Prove that the exchange operator commutes with the Hamiltonian

\[\hat{H} = - \frac{\hbar^2}{2m_e} \Big(\nabla_1^2 + \nabla^2_2\Big) + \frac{e^2}{4\pi\varepsilon_0|\mathbf{r}_1 - \mathbf{r}_2|}.\]

Exercise \(\PageIndex{3}\)

An \(N\)-boson state can be written as

\[|\phi_1,\phi_2,\dots,\phi_N\rangle = \mathcal{N} \sum_p \Big(|\phi_{p(1)}\rangle |\phi_{p(2)}\rangle |\phi_{p(3)}\rangle \cdots |\phi_{p(N)}\rangle\Big).\]

Prove that the normalization constant is

\[\mathcal{N} = \sqrt{\frac{1}{N!\prod_\mu n_\mu!}},\]

where \(n_\mu\) denotes the number of particles occupying the single-particle state \(\mu\).

Exercise \(\PageIndex{4}\)

\(\mathscr{H}_{S}^{(N)}\) and \(\mathscr{H}_{A}^{(N)}\) denote the Hilbert spaces of \(N\)-particle states that are totally symmetric and totally antisymmetric under exchange, respectively.
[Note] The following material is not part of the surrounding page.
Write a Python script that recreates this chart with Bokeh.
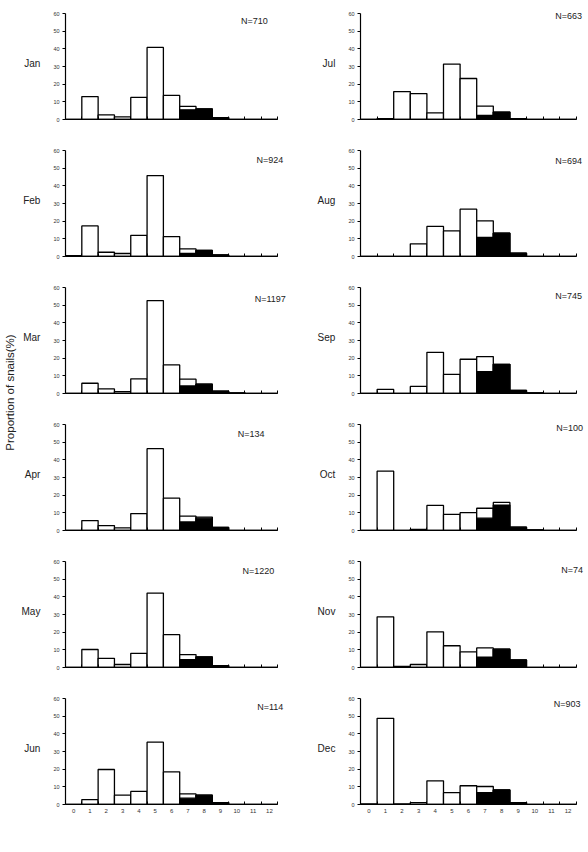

Prove that

\[\begin{align}\begin{aligned} \mathrm{dim}\left(\mathscr{H}_{S}^{(N)}\right) &= \frac{(d+N-1)!}{N!(d-1)!}, \\ \mathrm{dim}\left(\mathscr{H}_{A}^{(N)}\right) &= \frac{d!}{N!(d-N)!}. \end{aligned}\end{align}\]

Exercise \(\PageIndex{5}\)

Prove that for boson creation and annihilation operators, \([\hat{a}_\mu,\hat{a}_\nu] = [\hat{a}_\mu^\dagger,\hat{a}_\nu^\dagger] = 0\).
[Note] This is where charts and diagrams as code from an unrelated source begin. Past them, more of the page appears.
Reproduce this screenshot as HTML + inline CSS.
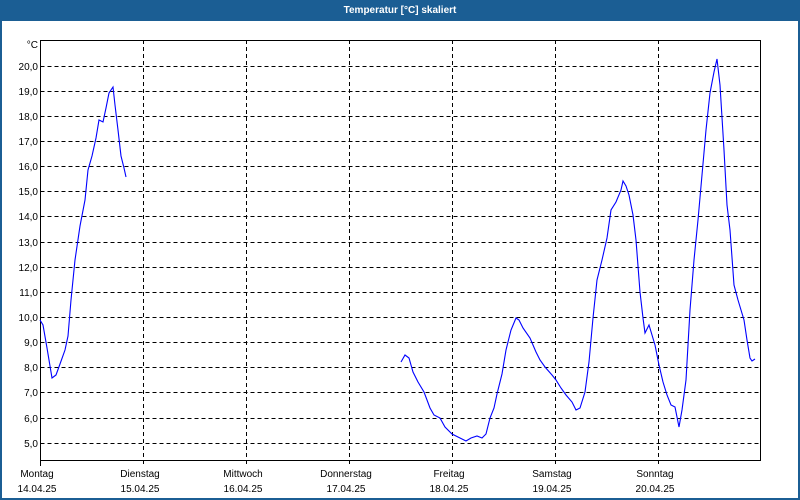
<!DOCTYPE html>
<html><head><meta charset="utf-8"><style>
html,body{margin:0;padding:0;background:#fff}
svg{display:block}
text{font-family:"Liberation Sans","DejaVu Sans",sans-serif;font-size:10px;fill:#000}
</style></head><body>
<svg width="800" height="500" viewBox="0 0 800 500">
<rect x="0" y="0" width="800" height="500" fill="#1b5e94"/>
<rect x="2" y="21" width="796" height="477" fill="#fff"/>
<text x="400" y="13" text-anchor="middle" style="fill:#fff;font-weight:bold;font-size:10px">Temperatur [°C] skaliert</text>
<g stroke="#000" stroke-width="1" stroke-dasharray="4,3" fill="none">
<path d="M40.5 66.5H760M40.5 91.5H760M40.5 116.5H760M40.5 141.5H760M40.5 166.5H760M40.5 191.5H760M40.5 216.5H760M40.5 242.5H760M40.5 267.5H760M40.5 292.5H760M40.5 317.5H760M40.5 342.5H760M40.5 367.5H760M40.5 392.5H760M40.5 418.5H760M40.5 443.5H760"/>
<path d="M143.5 40V466M246.5 40V466M349.5 40V466M452.5 40V466M555.5 40V466M658.5 40V466"/>
</g>
<path d="M40.5 466V40.5H760.5V460.5H40.5" stroke="#000" fill="none"/>
<g font-size="10">
<text x="38" y="48" text-anchor="end">°C</text>
<text x="38" y="70" text-anchor="end">20,0</text>
<text x="38" y="95" text-anchor="end">19,0</text>
<text x="38" y="120" text-anchor="end">18,0</text>
<text x="38" y="145" text-anchor="end">17,0</text>
<text x="38" y="170" text-anchor="end">16,0</text>
<text x="38" y="195" text-anchor="end">15,0</text>
<text x="38" y="220" text-anchor="end">14,0</text>
<text x="38" y="246" text-anchor="end">13,0</text>
<text x="38" y="271" text-anchor="end">12,0</text>
<text x="38" y="296" text-anchor="end">11,0</text>
<text x="38" y="321" text-anchor="end">10,0</text>
<text x="38" y="346" text-anchor="end">9,0</text>
<text x="38" y="371" text-anchor="end">8,0</text>
<text x="38" y="396" text-anchor="end">7,0</text>
<text x="38" y="422" text-anchor="end">6,0</text>
<text x="38" y="447" text-anchor="end">5,0</text>
</g>
<g text-anchor="middle">
<text x="37" y="477">Montag</text><text x="37" y="492">14.04.25</text>
<text x="140" y="477">Dienstag</text><text x="140" y="492">15.04.25</text>
<text x="243" y="477">Mittwoch</text><text x="243" y="492">16.04.25</text>
<text x="346" y="477">Donnerstag</text><text x="346" y="492">17.04.25</text>
<text x="449" y="477">Freitag</text><text x="449" y="492">18.04.25</text>
<text x="552" y="477">Samstag</text><text x="552" y="492">19.04.25</text>
<text x="655" y="477">Sonntag</text><text x="655" y="492">20.04.25</text>
</g>
<g stroke="#0000ff" stroke-width="1.1" fill="none">
<polyline points="40,320 43,325 47,348 52,378 56,375 60,364 65,350 68,336 71,300 75,260 80,226 85,200 88,170 92,156 96,138 99,120 103,122 106,108 109,93 113,87 115,105 118,130 121,156 124,168 126,177"/>
<polyline points="401,362 405,355 409,358 413,372 418,382 424,392 430,408 434,415 440,418 445,427 452,434 460,438 466,441 471,438 477,436 482,438 486,434 490,418 494,408 497,394 502,374 506,350 511,330 516,318 519,320 523,328 530,338 536,352 540,360 545,367 552,375 556,380 561,388 566,395 572,402 576,410 580,408 585,392 589,362 593,318 597,280 602,260 607,238 611,210 616,202 621,190 623,181 626,186 629,195 633,215 636,240 640,292 643,318 645,333 649,325 652,335 655,345 659,365 663,382 667,395 671,405 675,407 679,427 682,410 686,380 690,310 694,260 698,220 702,175 706,130 710,93 714,72 717,59 720,85 724,150 727,205 730,230 734,285 738,300 741,310 744,320 747,340 750,358 752,361 755,359"/>
</g>
</svg>
</body></html>
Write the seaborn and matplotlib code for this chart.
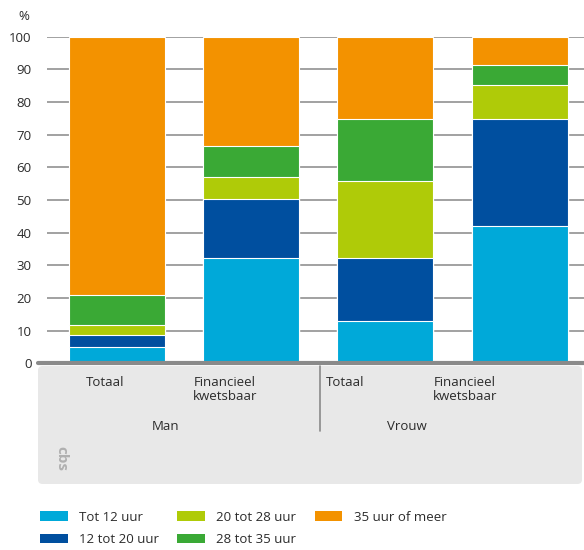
import matplotlib
matplotlib.use('Agg')

import pandas as pd
import numpy as np
import matplotlib.pyplot as plt
import matplotlib.patches as mpatches
import seaborn as sns

sns.set_style("white")
plt.rcParams['font.family'] = ['Open Sans', 'DejaVu Sans']

# ─────────────────────────────────────────
# data (aandeel in %, per groep)
# ─────────────────────────────────────────
groups     = ["Man Totaal", "Man Financieel kwetsbaar", "Vrouw Totaal", "Vrouw Financieel kwetsbaar"]
sub_labels = ["Totaal", "Financieel\nkwetsbaar", "Totaal", "Financieel\nkwetsbaar"]
sex_labels = ["Man", "Vrouw"]

categories = ["Tot 12 uur", "12 tot 20 uur", "20 tot 28 uur", "28 tot 35 uur", "35 uur of meer"]
tot_12   = [5.1, 32.3, 13.0, 42.0]
v12_20   = [3.6, 18.0, 19.3, 32.7]
v20_28   = [3.0, 6.7, 23.5, 10.4]
v28_35   = [9.2, 9.6, 19.0, 6.2]
v35_meer = [79.1, 33.4, 25.2, 8.7]

colors = ["#00a9d9", "#004f9f", "#afcb08", "#3aa935", "#f39200"]

df = pd.DataFrame({
    "groep": groups,
    categories[0]: tot_12,
    categories[1]: v12_20,
    categories[2]: v20_28,
    categories[3]: v28_35,
    categories[4]: v35_meer,
})

# ─────────────────────────────────────────
# figure
# ─────────────────────────────────────────
W, H = 584, 550
fig = plt.figure(figsize=(W / 100, H / 100), dpi=100)
ax = fig.add_axes([47 / W, (H - 363.3) / H, (W - 47) / W, (363.3 - 36.7) / H])

bottom = np.zeros(len(df))
for cat, col in zip(categories, colors):
    sns.barplot(x=df["groep"], y=df[cat] + bottom, color=col, width=0.715,
                saturation=1, ax=ax, edgecolor="white", linewidth=0.8)
    bottom += df[cat].values

# latere (hogere) balken komen anders over de lagere heen
for i, cont in enumerate(ax.containers):
    for bar in cont:
        bar.set_zorder(10 - i)

ax.set_xlim(-0.5216, 3.48)
ax.set_ylim(0, 100)
ax.set_yticks(range(0, 101, 10))
ax.tick_params(axis='y', length=0, labelsize=9.5, colors="#2b2b2b", pad=11)
ax.set_xticks([])
ax.set_xlabel("")
ax.set_ylabel("")
for s in ax.spines.values():
    s.set_visible(False)
ax.yaxis.grid(True, color="#9a9a9a", linewidth=1.3)
ax.set_axisbelow(True)
ax.axhline(0, xmin=-9 / 537, xmax=1.0, color="#8a8a8a", linewidth=3, clip_on=False, zorder=20)

fig.text(18 / W, (H - 16) / H, "%", fontsize=9.5, color="#2b2b2b", ha="left", va="center")

# grijze categorie-box
box = mpatches.FancyBboxPatch((38 / W, (H - 484) / H), (582 - 38) / W, (484 - 366) / H,
                              boxstyle="round,pad=0,rounding_size=0.008",
                              transform=fig.transFigure, facecolor="#e8e8e8",
                              edgecolor="none", zorder=0)
fig.patches.append(box)
fig.add_artist(plt.Line2D([320 / W, 320 / W], [(H - 366) / H, (H - 431) / H],
                          transform=fig.transFigure, color="#8a8a8a", linewidth=1.2))

sub_x = [105, 225, 345, 465]
for xp, lab in zip(sub_x, sub_labels):
    fig.text(xp / W, (H - 376) / H, lab, ha="center", va="top", fontsize=9.5,
             color="#2b2b2b", linespacing=1.1, multialignment="center")
for xp, lab in zip([166, 407], sex_labels):
    fig.text(xp / W, (H - 426) / H, lab, ha="center", va="center", fontsize=9.5, color="#2b2b2b")

# cbs logo (benadering)
fig.text(61 / W, (H - 459) / H, "cbs", rotation=270, ha="center", va="center",
         fontsize=11, fontweight="bold", color="#b0b0b0")

# legenda
handles = [mpatches.Patch(facecolor=c, edgecolor="none", label=l) for c, l in zip(colors, categories)]
fig.legend(handles=handles, loc="upper left", bbox_to_anchor=(28 / W, (H - 499) / H),
           ncol=3, frameon=False, fontsize=9.5, handlelength=2.1, handleheight=0.75,
           handletextpad=0.85, columnspacing=1.4, labelspacing=0.7, labelcolor="#2b2b2b")

plt.savefig("out.png", dpi=100)
plt.close()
Exercise \(\PageIndex{6}\)

Let \(\hat{A}_1\) be an observable (Hermitian operator) for single-particle states. Given a single-particle basis \(\{|\varphi_1\rangle,|\varphi_2\rangle,\dots\}\), define the bosonic multi-particle observable

\[\hat{A} = \sum_{\mu\nu} \,a^\dagger_\mu \; \langle\varphi_\mu|\hat{A}_1|\varphi_\nu\rangle \; a_\nu,\]
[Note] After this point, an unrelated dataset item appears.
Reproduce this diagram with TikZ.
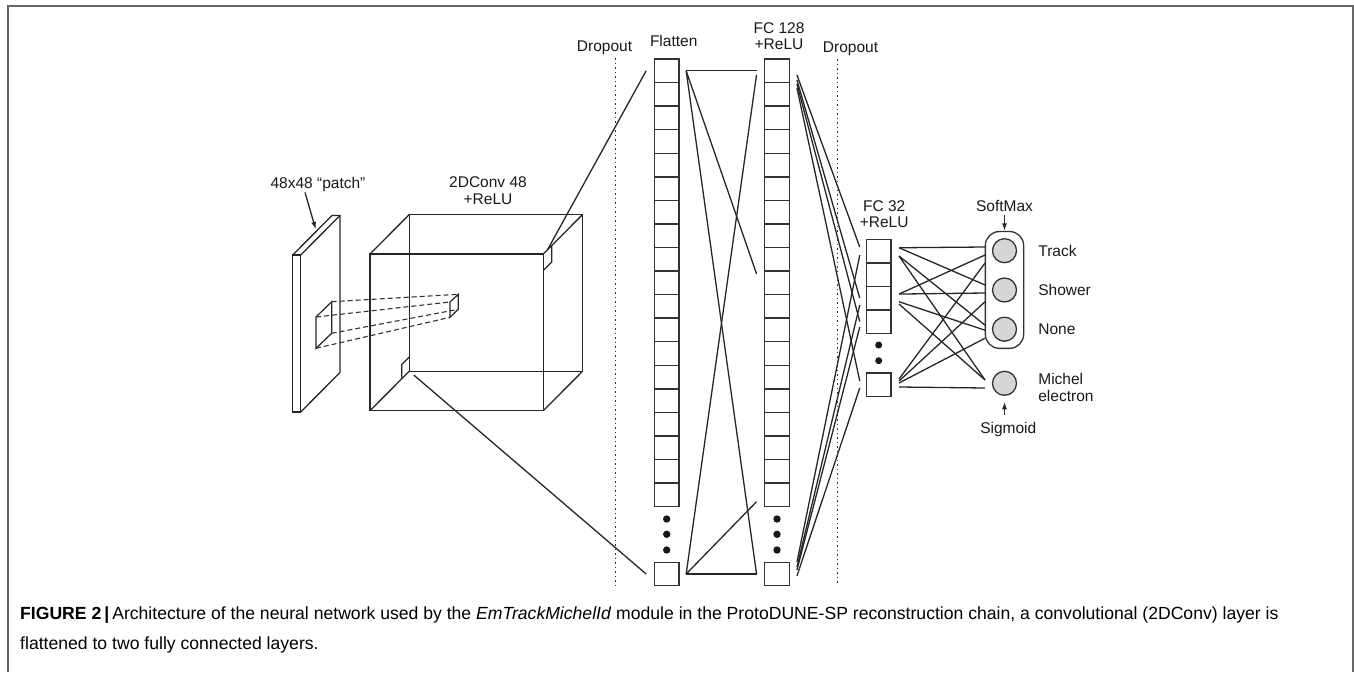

where \(a_\mu^\dagger\) and \(a_\mu\) are creation and annihilation operators satisfying the usual bosonic commutation relations, \([a_\mu,a_\nu] = 0\) and \([a_\mu,a_\nu^\dagger] = \delta_{\mu\nu}\). Prove that \(\hat{A}\) commutes with the total number operator:

\[\Big[\hat{A}, \sum_\mu a^\dagger_\mu a_\mu \Big] = 0.\]

Next, repeat the proof for a fermionic multi-particle observable

\[\hat{A} = \sum_{\mu\nu} \,c^\dagger_\mu \; \langle\varphi_\mu|\hat{A}_1|\varphi_\nu\rangle \; c_\nu,\]

where \(c_\mu^\dagger\) and \(c_\mu\) are creation and annihilation operators satisfying the fermionic anticommutation relations, \(\{c_\mu,c_\nu\} = 0\) and \(\{c_\mu,c_\nu^\dagger\} = \delta_{\mu\nu}\). In this case, prove that

\[\Big[\hat{A}, \sum_\mu c^\dagger_\mu c_\mu \Big] = 0.\]